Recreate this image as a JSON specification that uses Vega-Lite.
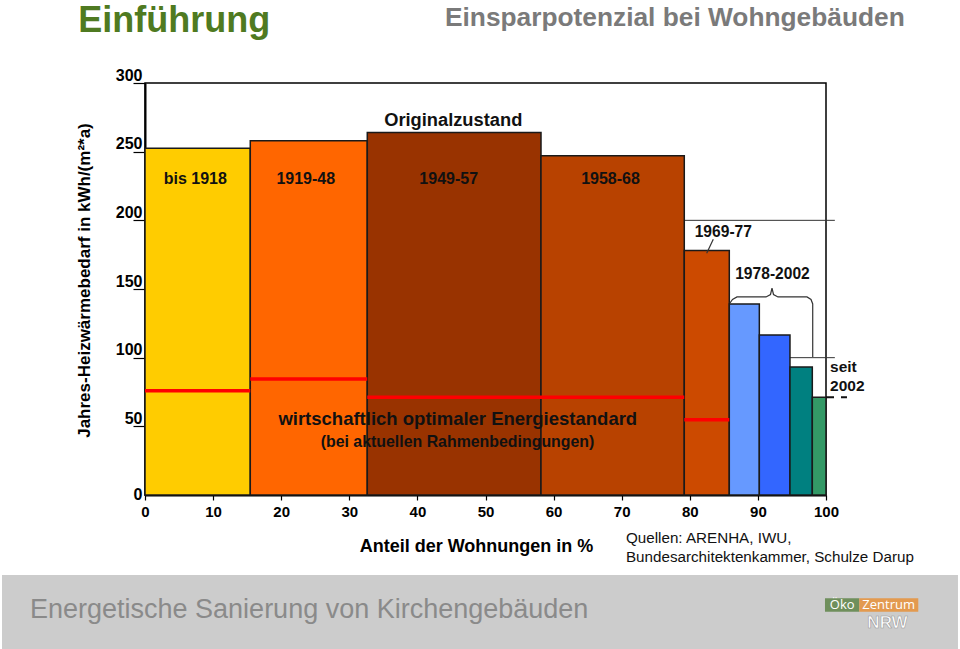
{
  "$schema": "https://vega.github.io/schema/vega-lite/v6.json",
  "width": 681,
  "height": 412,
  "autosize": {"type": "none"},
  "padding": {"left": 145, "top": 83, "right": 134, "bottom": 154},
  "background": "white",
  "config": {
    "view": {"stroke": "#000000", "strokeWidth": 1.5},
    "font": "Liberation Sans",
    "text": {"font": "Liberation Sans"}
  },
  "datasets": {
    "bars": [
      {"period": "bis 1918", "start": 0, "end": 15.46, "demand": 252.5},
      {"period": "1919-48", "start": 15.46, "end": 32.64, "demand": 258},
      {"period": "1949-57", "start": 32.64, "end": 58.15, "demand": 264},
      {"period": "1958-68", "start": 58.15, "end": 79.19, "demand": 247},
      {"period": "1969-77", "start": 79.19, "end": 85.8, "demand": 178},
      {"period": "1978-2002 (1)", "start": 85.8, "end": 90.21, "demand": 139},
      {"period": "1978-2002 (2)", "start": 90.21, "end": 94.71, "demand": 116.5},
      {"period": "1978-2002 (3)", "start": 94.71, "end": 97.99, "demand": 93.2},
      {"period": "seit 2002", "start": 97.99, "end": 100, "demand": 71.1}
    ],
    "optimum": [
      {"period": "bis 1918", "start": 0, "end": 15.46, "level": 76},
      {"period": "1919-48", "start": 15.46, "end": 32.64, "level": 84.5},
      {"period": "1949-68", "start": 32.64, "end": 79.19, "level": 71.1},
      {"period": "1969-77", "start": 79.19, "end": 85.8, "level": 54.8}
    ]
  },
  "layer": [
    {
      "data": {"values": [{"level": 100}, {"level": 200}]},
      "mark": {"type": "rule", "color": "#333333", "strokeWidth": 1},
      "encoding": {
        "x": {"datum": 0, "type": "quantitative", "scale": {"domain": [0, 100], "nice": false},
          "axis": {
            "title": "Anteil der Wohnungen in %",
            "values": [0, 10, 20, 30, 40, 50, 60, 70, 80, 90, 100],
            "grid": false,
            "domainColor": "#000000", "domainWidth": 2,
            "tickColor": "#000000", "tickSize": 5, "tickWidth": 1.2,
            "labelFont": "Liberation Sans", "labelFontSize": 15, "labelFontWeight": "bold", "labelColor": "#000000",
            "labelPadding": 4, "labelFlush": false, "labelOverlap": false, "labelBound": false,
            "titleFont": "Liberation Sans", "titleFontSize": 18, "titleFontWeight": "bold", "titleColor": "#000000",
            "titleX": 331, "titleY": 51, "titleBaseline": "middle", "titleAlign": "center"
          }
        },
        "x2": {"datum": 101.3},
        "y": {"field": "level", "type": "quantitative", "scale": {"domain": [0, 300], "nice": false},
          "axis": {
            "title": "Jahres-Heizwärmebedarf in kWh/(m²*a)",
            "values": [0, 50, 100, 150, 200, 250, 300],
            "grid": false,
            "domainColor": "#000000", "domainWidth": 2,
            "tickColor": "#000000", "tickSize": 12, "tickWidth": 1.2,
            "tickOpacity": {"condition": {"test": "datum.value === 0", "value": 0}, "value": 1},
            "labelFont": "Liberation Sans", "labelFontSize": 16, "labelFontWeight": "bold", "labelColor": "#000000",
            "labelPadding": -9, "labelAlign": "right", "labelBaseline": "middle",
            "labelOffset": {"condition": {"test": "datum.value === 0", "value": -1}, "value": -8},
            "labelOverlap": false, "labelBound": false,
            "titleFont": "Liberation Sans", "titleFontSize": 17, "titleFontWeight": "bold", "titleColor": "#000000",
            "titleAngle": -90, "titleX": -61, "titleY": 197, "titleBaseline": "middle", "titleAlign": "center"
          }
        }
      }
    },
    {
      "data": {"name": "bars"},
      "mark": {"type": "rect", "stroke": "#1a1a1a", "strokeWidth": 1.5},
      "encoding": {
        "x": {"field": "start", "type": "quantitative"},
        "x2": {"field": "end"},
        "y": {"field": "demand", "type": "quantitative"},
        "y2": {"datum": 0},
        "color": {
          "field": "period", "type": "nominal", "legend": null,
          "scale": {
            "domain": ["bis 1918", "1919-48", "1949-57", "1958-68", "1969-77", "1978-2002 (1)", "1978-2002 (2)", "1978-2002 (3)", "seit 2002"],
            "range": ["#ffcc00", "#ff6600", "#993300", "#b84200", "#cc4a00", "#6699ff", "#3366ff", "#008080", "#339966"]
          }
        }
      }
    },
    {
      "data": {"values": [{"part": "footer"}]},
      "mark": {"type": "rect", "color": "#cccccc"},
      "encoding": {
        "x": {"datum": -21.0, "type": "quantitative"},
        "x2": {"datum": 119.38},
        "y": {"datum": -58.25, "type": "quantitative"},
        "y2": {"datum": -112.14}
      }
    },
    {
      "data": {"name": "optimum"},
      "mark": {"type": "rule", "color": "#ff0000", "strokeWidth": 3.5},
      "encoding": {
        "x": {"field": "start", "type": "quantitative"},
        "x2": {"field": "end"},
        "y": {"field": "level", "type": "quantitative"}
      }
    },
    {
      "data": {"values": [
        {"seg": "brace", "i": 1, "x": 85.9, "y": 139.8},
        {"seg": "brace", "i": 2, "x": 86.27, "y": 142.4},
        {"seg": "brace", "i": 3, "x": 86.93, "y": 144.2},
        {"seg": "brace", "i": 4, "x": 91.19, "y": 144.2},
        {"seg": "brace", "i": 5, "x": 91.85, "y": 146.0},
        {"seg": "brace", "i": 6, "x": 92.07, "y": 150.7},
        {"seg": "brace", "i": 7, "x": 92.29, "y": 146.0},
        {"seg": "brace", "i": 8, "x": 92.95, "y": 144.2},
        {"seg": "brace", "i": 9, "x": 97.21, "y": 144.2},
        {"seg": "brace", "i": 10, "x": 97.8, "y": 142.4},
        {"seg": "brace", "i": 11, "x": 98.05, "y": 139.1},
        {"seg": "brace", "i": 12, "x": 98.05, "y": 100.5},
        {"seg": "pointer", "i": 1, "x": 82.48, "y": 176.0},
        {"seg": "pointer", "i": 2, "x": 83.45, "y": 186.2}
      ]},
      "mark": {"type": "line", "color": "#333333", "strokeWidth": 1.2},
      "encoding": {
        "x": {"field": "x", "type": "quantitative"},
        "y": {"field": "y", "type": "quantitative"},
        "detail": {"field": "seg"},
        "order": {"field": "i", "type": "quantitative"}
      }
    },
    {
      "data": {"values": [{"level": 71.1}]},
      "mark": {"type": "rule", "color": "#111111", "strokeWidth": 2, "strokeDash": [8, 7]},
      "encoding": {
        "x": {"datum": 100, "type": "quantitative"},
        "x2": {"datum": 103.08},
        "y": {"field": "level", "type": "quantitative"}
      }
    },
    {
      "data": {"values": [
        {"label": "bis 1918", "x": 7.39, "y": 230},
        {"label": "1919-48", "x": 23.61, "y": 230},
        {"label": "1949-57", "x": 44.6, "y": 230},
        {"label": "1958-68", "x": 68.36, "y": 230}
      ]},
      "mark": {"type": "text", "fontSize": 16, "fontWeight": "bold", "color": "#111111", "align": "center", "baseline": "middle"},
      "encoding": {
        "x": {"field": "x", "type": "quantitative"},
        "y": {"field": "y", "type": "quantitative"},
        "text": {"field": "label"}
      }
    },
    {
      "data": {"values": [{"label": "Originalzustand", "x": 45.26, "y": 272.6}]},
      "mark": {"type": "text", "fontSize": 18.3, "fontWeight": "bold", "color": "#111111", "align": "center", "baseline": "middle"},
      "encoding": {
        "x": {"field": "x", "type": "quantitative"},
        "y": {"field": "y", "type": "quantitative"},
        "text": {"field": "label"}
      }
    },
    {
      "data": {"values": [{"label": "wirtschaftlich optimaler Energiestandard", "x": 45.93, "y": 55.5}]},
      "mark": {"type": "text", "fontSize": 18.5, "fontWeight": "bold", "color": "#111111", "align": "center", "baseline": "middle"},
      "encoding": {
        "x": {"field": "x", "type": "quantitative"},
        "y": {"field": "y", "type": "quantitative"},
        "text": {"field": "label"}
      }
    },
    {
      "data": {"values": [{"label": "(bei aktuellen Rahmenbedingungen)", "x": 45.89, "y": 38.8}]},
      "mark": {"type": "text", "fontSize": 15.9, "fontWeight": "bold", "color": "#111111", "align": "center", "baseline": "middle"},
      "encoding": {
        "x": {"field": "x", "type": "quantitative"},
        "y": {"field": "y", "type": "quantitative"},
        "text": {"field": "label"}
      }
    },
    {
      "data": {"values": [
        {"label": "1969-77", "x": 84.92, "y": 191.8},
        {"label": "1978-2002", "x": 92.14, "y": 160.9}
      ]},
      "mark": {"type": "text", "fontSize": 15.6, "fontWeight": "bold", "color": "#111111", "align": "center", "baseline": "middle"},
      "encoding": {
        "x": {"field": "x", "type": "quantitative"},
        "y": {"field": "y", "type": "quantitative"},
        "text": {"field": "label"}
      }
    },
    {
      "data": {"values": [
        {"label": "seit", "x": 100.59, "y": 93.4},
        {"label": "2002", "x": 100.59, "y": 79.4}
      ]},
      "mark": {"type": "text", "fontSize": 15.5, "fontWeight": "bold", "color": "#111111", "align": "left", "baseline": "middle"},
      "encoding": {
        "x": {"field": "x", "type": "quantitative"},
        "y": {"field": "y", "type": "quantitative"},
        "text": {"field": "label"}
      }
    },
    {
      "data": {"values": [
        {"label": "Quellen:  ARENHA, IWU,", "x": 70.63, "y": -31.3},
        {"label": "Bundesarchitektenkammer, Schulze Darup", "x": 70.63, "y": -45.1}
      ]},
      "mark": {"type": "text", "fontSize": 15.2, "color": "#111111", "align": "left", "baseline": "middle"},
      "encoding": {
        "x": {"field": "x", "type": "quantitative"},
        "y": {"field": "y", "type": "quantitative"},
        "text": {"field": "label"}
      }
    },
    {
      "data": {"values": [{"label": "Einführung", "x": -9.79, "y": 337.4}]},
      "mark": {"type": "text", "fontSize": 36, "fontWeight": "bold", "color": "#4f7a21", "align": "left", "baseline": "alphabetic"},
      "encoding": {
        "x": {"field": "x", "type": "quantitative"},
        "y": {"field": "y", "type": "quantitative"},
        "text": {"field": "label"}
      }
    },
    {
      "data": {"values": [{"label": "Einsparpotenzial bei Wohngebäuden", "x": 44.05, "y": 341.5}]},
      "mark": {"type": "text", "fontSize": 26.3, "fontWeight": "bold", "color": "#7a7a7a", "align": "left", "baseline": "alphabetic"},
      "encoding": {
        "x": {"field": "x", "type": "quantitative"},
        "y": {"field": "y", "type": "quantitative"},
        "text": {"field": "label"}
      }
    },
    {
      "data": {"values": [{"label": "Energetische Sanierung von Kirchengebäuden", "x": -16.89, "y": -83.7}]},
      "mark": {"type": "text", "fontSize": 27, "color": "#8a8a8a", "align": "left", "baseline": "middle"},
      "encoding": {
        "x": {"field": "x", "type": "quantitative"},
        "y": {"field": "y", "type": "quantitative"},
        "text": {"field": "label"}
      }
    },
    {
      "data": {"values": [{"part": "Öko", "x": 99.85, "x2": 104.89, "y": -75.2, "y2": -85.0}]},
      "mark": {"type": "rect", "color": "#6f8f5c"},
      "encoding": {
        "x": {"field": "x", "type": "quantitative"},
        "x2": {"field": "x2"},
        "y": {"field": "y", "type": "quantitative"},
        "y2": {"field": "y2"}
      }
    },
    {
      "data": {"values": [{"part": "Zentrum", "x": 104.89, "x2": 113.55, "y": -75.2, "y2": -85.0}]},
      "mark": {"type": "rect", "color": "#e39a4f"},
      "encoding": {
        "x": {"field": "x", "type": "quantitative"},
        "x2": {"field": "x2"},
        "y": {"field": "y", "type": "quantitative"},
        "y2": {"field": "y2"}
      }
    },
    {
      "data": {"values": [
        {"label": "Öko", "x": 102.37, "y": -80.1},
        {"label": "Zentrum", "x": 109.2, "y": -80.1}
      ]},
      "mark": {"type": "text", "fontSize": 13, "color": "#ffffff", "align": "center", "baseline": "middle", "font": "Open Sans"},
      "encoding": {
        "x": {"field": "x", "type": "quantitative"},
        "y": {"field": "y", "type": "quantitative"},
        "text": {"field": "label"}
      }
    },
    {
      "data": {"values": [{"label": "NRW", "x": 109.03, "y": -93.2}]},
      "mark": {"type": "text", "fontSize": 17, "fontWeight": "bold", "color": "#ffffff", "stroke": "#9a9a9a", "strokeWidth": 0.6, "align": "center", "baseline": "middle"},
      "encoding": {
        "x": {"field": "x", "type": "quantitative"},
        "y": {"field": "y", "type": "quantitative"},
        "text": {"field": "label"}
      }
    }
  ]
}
=-=-=-=-=
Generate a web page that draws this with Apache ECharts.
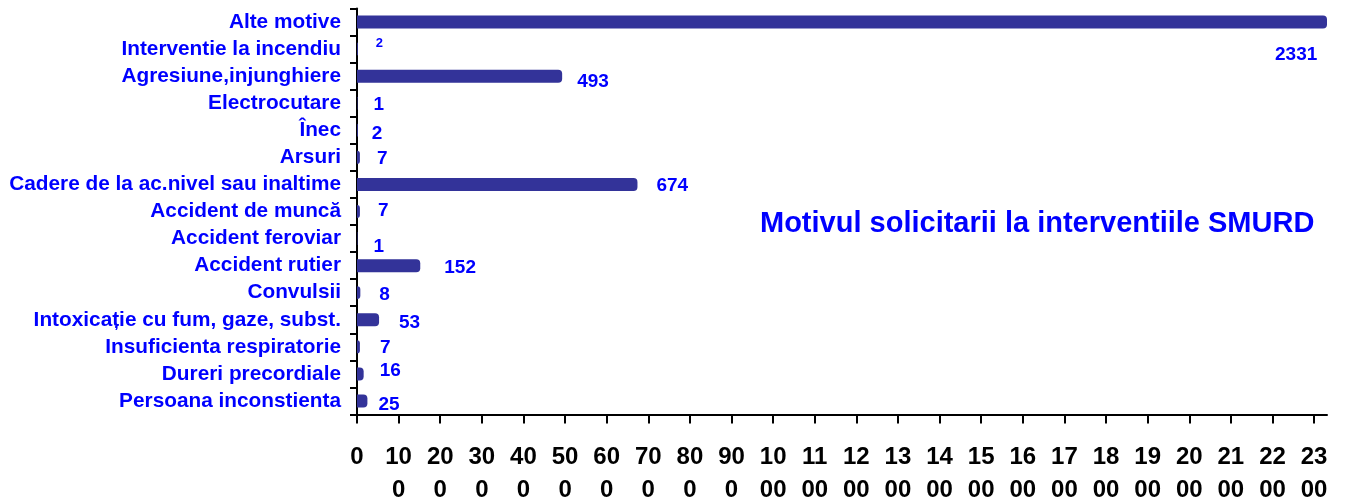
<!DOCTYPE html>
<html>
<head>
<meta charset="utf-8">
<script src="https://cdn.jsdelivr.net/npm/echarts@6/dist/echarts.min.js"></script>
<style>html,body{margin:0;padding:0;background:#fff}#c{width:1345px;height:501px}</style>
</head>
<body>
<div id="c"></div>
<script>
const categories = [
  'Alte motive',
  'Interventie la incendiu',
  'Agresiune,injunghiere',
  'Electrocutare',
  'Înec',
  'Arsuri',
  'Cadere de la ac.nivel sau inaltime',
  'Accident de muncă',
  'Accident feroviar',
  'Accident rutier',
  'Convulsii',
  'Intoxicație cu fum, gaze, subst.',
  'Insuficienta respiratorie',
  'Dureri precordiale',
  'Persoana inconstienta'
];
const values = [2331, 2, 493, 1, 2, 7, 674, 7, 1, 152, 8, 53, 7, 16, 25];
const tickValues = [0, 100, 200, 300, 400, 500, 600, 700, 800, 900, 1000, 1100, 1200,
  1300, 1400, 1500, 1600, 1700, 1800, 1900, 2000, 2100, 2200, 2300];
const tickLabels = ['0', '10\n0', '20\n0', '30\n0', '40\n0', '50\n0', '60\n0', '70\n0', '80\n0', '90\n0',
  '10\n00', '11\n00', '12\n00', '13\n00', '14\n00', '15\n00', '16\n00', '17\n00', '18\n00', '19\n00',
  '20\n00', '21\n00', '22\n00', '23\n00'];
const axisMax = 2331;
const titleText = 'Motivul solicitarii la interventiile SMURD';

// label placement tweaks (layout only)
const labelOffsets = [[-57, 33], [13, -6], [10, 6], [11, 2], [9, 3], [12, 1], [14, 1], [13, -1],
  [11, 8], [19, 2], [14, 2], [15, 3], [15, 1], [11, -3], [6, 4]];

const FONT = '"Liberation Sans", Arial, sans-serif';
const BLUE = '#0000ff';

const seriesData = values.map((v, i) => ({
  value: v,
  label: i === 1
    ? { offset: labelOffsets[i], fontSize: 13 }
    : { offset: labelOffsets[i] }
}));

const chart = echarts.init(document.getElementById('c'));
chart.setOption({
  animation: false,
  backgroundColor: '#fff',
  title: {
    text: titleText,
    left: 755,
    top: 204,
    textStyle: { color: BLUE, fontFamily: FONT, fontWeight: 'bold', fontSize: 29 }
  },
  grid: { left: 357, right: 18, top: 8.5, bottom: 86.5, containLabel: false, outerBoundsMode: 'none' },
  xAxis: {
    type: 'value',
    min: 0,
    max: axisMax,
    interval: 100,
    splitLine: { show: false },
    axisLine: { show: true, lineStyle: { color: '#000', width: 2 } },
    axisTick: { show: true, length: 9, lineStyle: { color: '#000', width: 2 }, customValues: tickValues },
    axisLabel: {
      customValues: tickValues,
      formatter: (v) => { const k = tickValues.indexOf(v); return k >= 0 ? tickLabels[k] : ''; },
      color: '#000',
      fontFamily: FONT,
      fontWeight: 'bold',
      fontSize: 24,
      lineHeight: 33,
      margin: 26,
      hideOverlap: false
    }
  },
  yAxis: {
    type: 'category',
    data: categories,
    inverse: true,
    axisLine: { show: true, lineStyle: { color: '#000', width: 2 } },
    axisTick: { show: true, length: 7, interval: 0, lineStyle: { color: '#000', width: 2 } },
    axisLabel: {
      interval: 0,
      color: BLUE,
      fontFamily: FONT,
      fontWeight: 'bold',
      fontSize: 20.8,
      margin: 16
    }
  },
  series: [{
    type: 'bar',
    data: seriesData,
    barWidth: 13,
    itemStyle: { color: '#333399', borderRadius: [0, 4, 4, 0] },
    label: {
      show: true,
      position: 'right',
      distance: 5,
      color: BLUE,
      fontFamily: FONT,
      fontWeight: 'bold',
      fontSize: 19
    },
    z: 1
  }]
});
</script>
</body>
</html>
=-=-=-=-=
— TASK OBJECTIVE —
Copy only the lines above from the one containing "Generate a web" through the one containing "const titleText = 'Motivul", both included. Leave out the pictures.

— ANSWER TO THE PROBLEM —
Generate a web page that draws this with Apache ECharts.
<!DOCTYPE html>
<html>
<head>
<meta charset="utf-8">
<script src="https://cdn.jsdelivr.net/npm/echarts@6/dist/echarts.min.js"></script>
<style>html,body{margin:0;padding:0;background:#fff}#c{width:1345px;height:501px}</style>
</head>
<body>
<div id="c"></div>
<script>
const categories = [
  'Alte motive',
  'Interventie la incendiu',
  'Agresiune,injunghiere',
  'Electrocutare',
  'Înec',
  'Arsuri',
  'Cadere de la ac.nivel sau inaltime',
  'Accident de muncă',
  'Accident feroviar',
  'Accident rutier',
  'Convulsii',
  'Intoxicație cu fum, gaze, subst.',
  'Insuficienta respiratorie',
  'Dureri precordiale',
  'Persoana inconstienta'
];
const values = [2331, 2, 493, 1, 2, 7, 674, 7, 1, 152, 8, 53, 7, 16, 25];
const tickValues = [0, 100, 200, 300, 400, 500, 600, 700, 800, 900, 1000, 1100, 1200,
  1300, 1400, 1500, 1600, 1700, 1800, 1900, 2000, 2100, 2200, 2300];
const tickLabels = ['0', '10\n0', '20\n0', '30\n0', '40\n0', '50\n0', '60\n0', '70\n0', '80\n0', '90\n0',
  '10\n00', '11\n00', '12\n00', '13\n00', '14\n00', '15\n00', '16\n00', '17\n00', '18\n00', '19\n00',
  '20\n00', '21\n00', '22\n00', '23\n00'];
const axisMax = 2331;
const titleText = 'Motivul solicitarii la interventiile SMURD';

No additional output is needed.